__GIVEN TASK__
Leave the pictures out and retype the lines from the beginning through the line with "30, 31, 31.5];", both ends included.

┄┄┄┄┄┄

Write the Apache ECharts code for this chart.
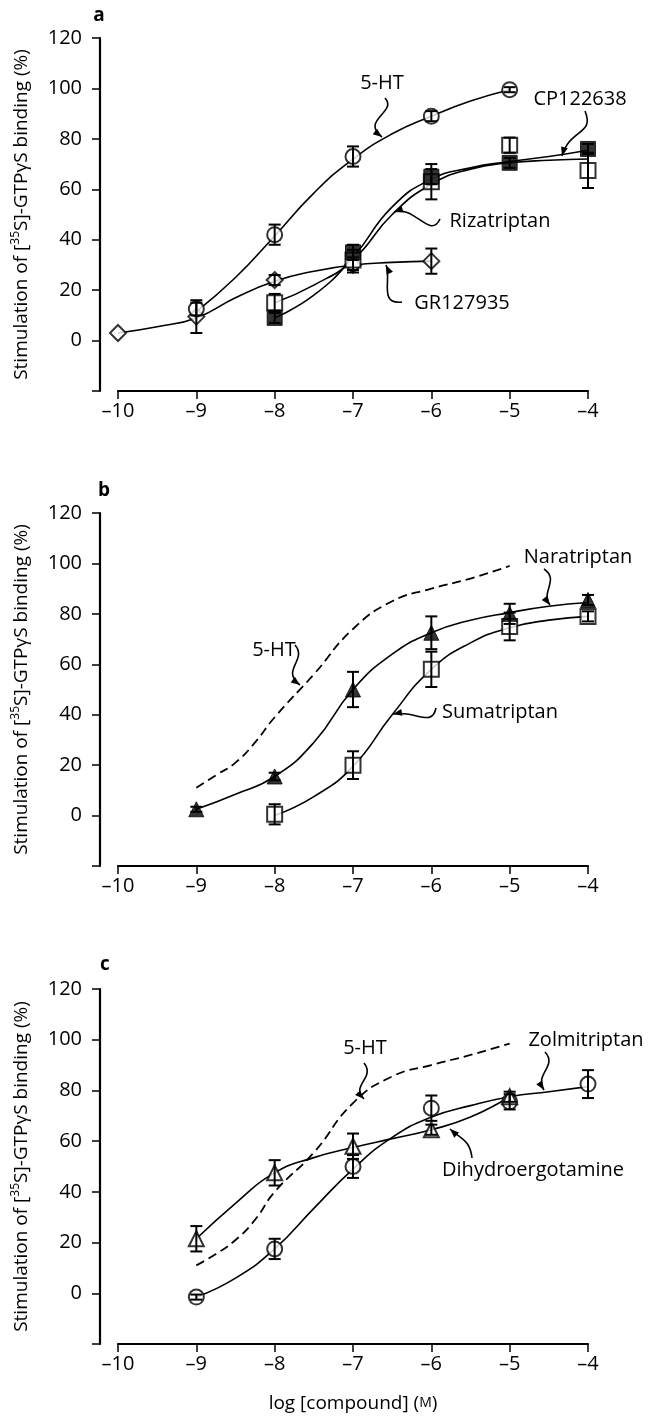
<!DOCTYPE html>
<html>
<head>
<meta charset="utf-8">
<script src="https://cdn.jsdelivr.net/npm/echarts@6.0.0/dist/echarts.min.js"></script>
<style>
  html, body { margin: 0; padding: 0; background: #fff; }
  #chart { width: 650px; height: 1418px; }
</style>
</head>
<body>
<div id="chart"></div>
<script>
// ---- data (log [compound] in M, % stimulation) ----
// panel a
const a5htX = [-9, -8, -7, -6, -5];
const a5htY = [12.5, 42, 73, 89, 99.5];
const a5htErr = [2.5, 4, 4, 2, 1];
const aCpX = [-8, -7, -6, -5, -4];
const aCpY = [9, 35, 65, 70.5, 76];
const aCpErr = [2, 3, 3, 2, 2];
const aRizaX = [-8, -7, -6, -5, -4];
const aRizaY = [15, 32, 63, 77.5, 67.5];
const aRizaErr = [3.5, 4, 7, 3, 7];
const aGrX = [-10, -9, -8, -7, -6];
const aGrY = [3, 9.5, 24, 30, 31.5];
const aGrErr = [0, 6.5, 2, 3, 5];
// fitted curves, panel a
const aFit5htX = [-9, -8.5, -8, -7.5, -7, -6.5, -6, -5.5, -5];
const aFit5htY = [11.5, 25, 41.5, 58.5, 72, 82, 89, 95, 99.5];
const aFitCpX = [-8, -7.5, -7, -6.5, -6, -5.5, -5, -4.5, -4];
const aFitCpY = [9, 18, 33, 53, 64, 68.5, 71, 73, 75.5];
const aFitRizaX = [-8, -7.5, -7, -6.5, -6, -5.5, -5, -4.5, -4];
const aFitRizaY = [15, 22, 32, 50, 62, 68, 70.5, 71.5, 72];
const aFitGrX = [-10, -9.5, -9, -8.5, -8, -7.5, -7, -6.5, -6];
const aFitGrY = [3, 5.5, 9, 17, 23.5, 27.5, 30, 31, 31.5];

// panel b
const bNaraX = [-9, -8, -7, -6, -5, -4];
const bNaraY = [2.5, 15.5, 50, 72.5, 80, 85.5];
const bNaraErr = [1, 1.5, 7, 6.5, 4, 2];
const bSumaX = [-8, -7, -6, -5, -4];
const bSumaY = [0.5, 20, 58, 75, 79];
const bSumaErr = [4, 5.5, 7, 5.5, 2];
const bFit5htX = [-9, -8.75, -8.5, -8.25, -8, -7.5, -7, -6.5, -6, -5.5, -5];
const bFit5htY = [11, 16, 21, 29, 39, 56, 74, 85, 90, 94, 99];
const bFitNaraX = [-9, -8.5, -8, -7.5, -7, -6.5, -6, -5.5, -5, -4.5, -4];
const bFitNaraY = [2.5, 8.5, 15.5, 29, 50, 64, 72.5, 77.5, 80.5, 83, 84.5];
const bFitSumaX = [-8, -7.5, -7, -6.5, -6, -5.5, -5, -4.5, -4];
const bFitSumaY = [0, 7.5, 19.5, 40, 58, 68.5, 74.5, 77.5, 79];

// panel c
const cZolmX = [-9, -8, -7, -6, -5, -4];
const cZolmY = [-1.5, 17.5, 50, 73, 75.5, 82.5];
const cZolmErr = [1, 4, 4.5, 5, 3, 5.5];
const cDheX = [-9, -8, -7, -6, -5];
const cDheY = [21.5, 47.5, 58, 64.5, 77.5];
const cDheErr = [5, 5, 5, 2, 2];
const cFit5htX = [-9, -8.75, -8.5, -8.25, -8, -7.5, -7, -6.5, -6, -5.5, -5];
const cFit5htY = [11, 15.5, 21, 29, 40, 55.5, 75, 85.5, 90, 94, 98.5];
const cFitZolmX = [-9, -8.5, -8, -7.5, -7, -6.5, -6, -5.5, -5, -4.5, -4];
const cFitZolmY = [-1.5, 6, 17.5, 33.5, 49, 61.5, 69.5, 74, 77.5, 79.5, 81.5];
const cFitDheX = [-9, -8.5, -8, -7.5, -7, -6.5, -6, -5.5, -5];
const cFitDheY = [21.5, 35.5, 47.5, 53.5, 57.5, 61, 64.5, 69.5, 77.5];

const FONT = 'Open Sans';
const panelTops = [38, 513, 989];
const panelHeights = [353, 353, 355];

const pairs = (xs, ys) => xs.map((x, i) => [x, ys[i]]);

function fitLine(idx, xs, ys, dashed) {
  return {
    type: 'line', xAxisIndex: idx, yAxisIndex: idx,
    data: pairs(xs, ys), smooth: true, symbol: 'none', silent: true, z: 2,
    lineStyle: { color: '#000', width: dashed ? 1.8 : 1.6, type: dashed ? [9, 5] : 'solid' }
  };
}

function points(idx, xs, ys, symbol, filled, size, z) {
  return {
    type: 'scatter', xAxisIndex: idx, yAxisIndex: idx,
    data: pairs(xs, ys), symbol: symbol, symbolSize: size, z: z, silent: true,
    itemStyle: filled
      ? { color: '#000', borderColor: '#000', borderWidth: 1 }
      : { color: '#fff', borderColor: '#000', borderWidth: 2 }
  };
}

function errBars(idx, xs, ys, es, z) {
  const data = xs.map((x, i) => [x, ys[i] - es[i], ys[i] + es[i]]).filter((d, i) => es[i] > 0);
  return {
    type: 'custom', xAxisIndex: idx, yAxisIndex: idx, z: z, silent: true,
    encode: { x: 0, y: [1, 2] },
    data: data,
    renderItem: function (params, api) {
      const x = api.value(0);
      const top = api.coord([x, api.value(2)]);
      const bot = api.coord([x, api.value(1)]);
      const w = 6;
      const st = { stroke: '#000', lineWidth: 2 };
      return {
        type: 'group',
        children: [
          { type: 'line', shape: { x1: top[0], y1: top[1], x2: bot[0], y2: bot[1] }, style: st },
          { type: 'line', shape: { x1: top[0] - w, y1: top[1], x2: top[0] + w, y2: top[1] }, style: st },
          { type: 'line', shape: { x1: bot[0] - w, y1: bot[1], x2: bot[0] + w, y2: bot[1] }, style: st }
        ]
      };
    }
  };
}

const grids = panelTops.map((t, i) => ({ left: 118, right: 62, top: t, height: panelHeights[i] }));

const xAxes = [0, 1, 2].map(i => ({
  type: 'value', gridIndex: i, min: -10, max: -4, interval: 1,
  axisLine: { show: true, onZero: false, lineStyle: { color: '#000', width: 2.2 } },
  axisTick: { show: true, length: 8, lineStyle: { color: '#000', width: 1.5 } },
  axisLabel: {
    color: '#000', fontSize: 20, fontFamily: FONT, margin: 10,
    formatter: v => String(v).replace('-', '\u2013')
  },
  splitLine: { show: false },
  name: i === 2 ? 'log [compound] ({m|M})' : '',
  nameLocation: 'middle', nameGap: 50,
  nameTextStyle: {
    color: '#000', fontSize: 19, fontFamily: FONT,
    rich: { m: { fontSize: 14, fontFamily: FONT, color: '#000' } }
  }
}));

const yAxes = [0, 1, 2].map(i => ({
  type: 'value', gridIndex: i, min: -20, max: 120, interval: 20, offset: 18,
  axisLine: { show: true, onZero: false, lineStyle: { color: '#000', width: 2.2 } },
  axisTick: { show: true, length: 8, lineStyle: { color: '#000', width: 1.5 } },
  axisLabel: {
    color: '#000', fontSize: 20, fontFamily: FONT, margin: 18,
    formatter: v => (v < 0 ? '' : String(v))
  },
  splitLine: { show: false },
  name: '{n|Stimulation of [}{s|35}{n|S]-GTP\u03b3S binding (%)}',
  nameLocation: 'middle', nameGap: 66,
  nameTextStyle: {
    color: '#000',
    rich: {
      n: { fontSize: 19, fontFamily: FONT, color: '#000', lineHeight: 24 },
      s: { fontSize: 12, fontFamily: FONT, color: '#000', lineHeight: 12, verticalAlign: 'top' }
    }
  }
}));

const series = [
  // panel a
  fitLine(0, aFitGrX, aFitGrY), fitLine(0, aFit5htX, aFit5htY),
  fitLine(0, aFitCpX, aFitCpY), fitLine(0, aFitRizaX, aFitRizaY),
  points(0, aGrX, aGrY, 'diamond', false, 16, 3),
  points(0, a5htX, a5htY, 'circle', false, 15, 3),
  points(0, aRizaX, aRizaY, 'rect', false, 15, 4),
  points(0, aCpX, aCpY, 'rect', true, 15, 5),
  errBars(0, aGrX, aGrY, aGrErr, 6), errBars(0, a5htX, a5htY, a5htErr, 6),
  errBars(0, aRizaX, aRizaY, aRizaErr, 6), errBars(0, aCpX, aCpY, aCpErr, 6),
  // panel b
  fitLine(1, bFit5htX, bFit5htY, true),
  fitLine(1, bFitNaraX, bFitNaraY), fitLine(1, bFitSumaX, bFitSumaY),
  points(1, bSumaX, bSumaY, 'rect', false, 15, 3),
  points(1, bNaraX, bNaraY, 'triangle', true, 15, 4),
  errBars(1, bSumaX, bSumaY, bSumaErr, 6), errBars(1, bNaraX, bNaraY, bNaraErr, 6),
  // panel c
  fitLine(2, cFit5htX, cFit5htY, true),
  fitLine(2, cFitZolmX, cFitZolmY), fitLine(2, cFitDheX, cFitDheY),
  points(2, cZolmX, cZolmY, 'circle', false, 15, 3),
  points(2, cDheX, cDheY, 'triangle', false, 15, 4),
  errBars(2, cZolmX, cZolmY, cZolmErr, 6), errBars(2, cDheX, cDheY, cDheErr, 6)
];

// annotations: label, label centre, squiggle (cubic bezier) ending in an arrowhead
const notes = [
  { t: '5-HT', x: 382, y: 83, c: [385, 98, 398, 112, 360, 120, 382, 137] },
  { t: 'CP122638', x: 580, y: 99, c: [585, 111, 595, 135, 570, 128, 562, 156] },
  { t: 'Rizatriptan', x: 500, y: 221, c: [440, 219, 430, 240, 415, 205, 394, 212] },
  { t: 'GR127935', x: 462, y: 303, c: [402, 302, 378, 305, 392, 278, 386, 265] },
  { t: 'Naratriptan', x: 578, y: 557, c: [544, 569, 560, 580, 540, 592, 550, 605] },
  { t: '5-HT', x: 274, y: 650, c: [295, 645, 308, 660, 280, 670, 300, 685] },
  { t: 'Sumatriptan', x: 500, y: 712, c: [436, 708, 432, 728, 415, 710, 393, 714] },
  { t: '5-HT', x: 365, y: 1048, c: [364, 1063, 376, 1078, 350, 1085, 364, 1099] },
  { t: 'Zolmitriptan', x: 586, y: 1040, c: [545, 1052, 558, 1066, 534, 1074, 544, 1090] },
  { t: 'Dihydroergotamine', x: 533, y: 1170, c: [472, 1158, 470, 1140, 462, 1140, 450, 1129] }
];

const graphics = [];
notes.forEach(n => {
  const c = n.c;
  graphics.push({
    type: 'text', silent: true,
    style: { text: n.t, x: n.x, y: n.y, fill: '#000', fontSize: 20, fontFamily: FONT, align: 'center', verticalAlign: 'middle' }
  });
  graphics.push({
    type: 'bezierCurve', silent: true,
    shape: { x1: c[0], y1: c[1], cpx1: c[2], cpy1: c[3], cpx2: c[4], cpy2: c[5], x2: c[6], y2: c[7] },
    style: { stroke: '#000', lineWidth: 1.6, fill: null }
  });
  // arrowhead along the last control direction
  const dx = c[6] - c[4], dy = c[7] - c[5];
  const len = Math.sqrt(dx * dx + dy * dy);
  const ux = dx / len, uy = dy / len;
  const bx = c[6] - ux * 9, by = c[7] - uy * 9;
  graphics.push({
    type: 'polygon', silent: true,
    shape: { points: [[c[6], c[7]], [bx - uy * 3.5, by + ux * 3.5], [bx + uy * 3.5, by - ux * 3.5]] },
    style: { fill: '#000' }
  });
});

[['a', 99, 16], ['b', 104, 491], ['c', 105, 965]].forEach(p => {
  graphics.push({
    type: 'text', silent: true,
    style: { text: p[0], x: p[1], y: p[2], fill: '#000', fontSize: 19, fontWeight: 'bold', fontFamily: FONT, align: 'center', verticalAlign: 'middle' }
  });
});

const chart = echarts.init(document.getElementById('chart'));
chart.setOption({
  animation: false,
  backgroundColor: '#fff',
  textStyle: { fontFamily: FONT },
  grid: grids,
  xAxis: xAxes,
  yAxis: yAxes,
  series: series,
  graphic: graphics
});
</script>
</body>
</html>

┄┄┄┄┄┄

__ANSWER TO THE PROBLEM__
Write the Apache ECharts code for this chart.
<!DOCTYPE html>
<html>
<head>
<meta charset="utf-8">
<script src="https://cdn.jsdelivr.net/npm/echarts@6.0.0/dist/echarts.min.js"></script>
<style>
  html, body { margin: 0; padding: 0; background: #fff; }
  #chart { width: 650px; height: 1418px; }
</style>
</head>
<body>
<div id="chart"></div>
<script>
// ---- data (log [compound] in M, % stimulation) ----
// panel a
const a5htX = [-9, -8, -7, -6, -5];
const a5htY = [12.5, 42, 73, 89, 99.5];
const a5htErr = [2.5, 4, 4, 2, 1];
const aCpX = [-8, -7, -6, -5, -4];
const aCpY = [9, 35, 65, 70.5, 76];
const aCpErr = [2, 3, 3, 2, 2];
const aRizaX = [-8, -7, -6, -5, -4];
const aRizaY = [15, 32, 63, 77.5, 67.5];
const aRizaErr = [3.5, 4, 7, 3, 7];
const aGrX = [-10, -9, -8, -7, -6];
const aGrY = [3, 9.5, 24, 30, 31.5];
const aGrErr = [0, 6.5, 2, 3, 5];
// fitted curves, panel a
const aFit5htX = [-9, -8.5, -8, -7.5, -7, -6.5, -6, -5.5, -5];
const aFit5htY = [11.5, 25, 41.5, 58.5, 72, 82, 89, 95, 99.5];
const aFitCpX = [-8, -7.5, -7, -6.5, -6, -5.5, -5, -4.5, -4];
const aFitCpY = [9, 18, 33, 53, 64, 68.5, 71, 73, 75.5];
const aFitRizaX = [-8, -7.5, -7, -6.5, -6, -5.5, -5, -4.5, -4];
const aFitRizaY = [15, 22, 32, 50, 62, 68, 70.5, 71.5, 72];
const aFitGrX = [-10, -9.5, -9, -8.5, -8, -7.5, -7, -6.5, -6];
const aFitGrY = [3, 5.5, 9, 17, 23.5, 27.5, 30, 31, 31.5];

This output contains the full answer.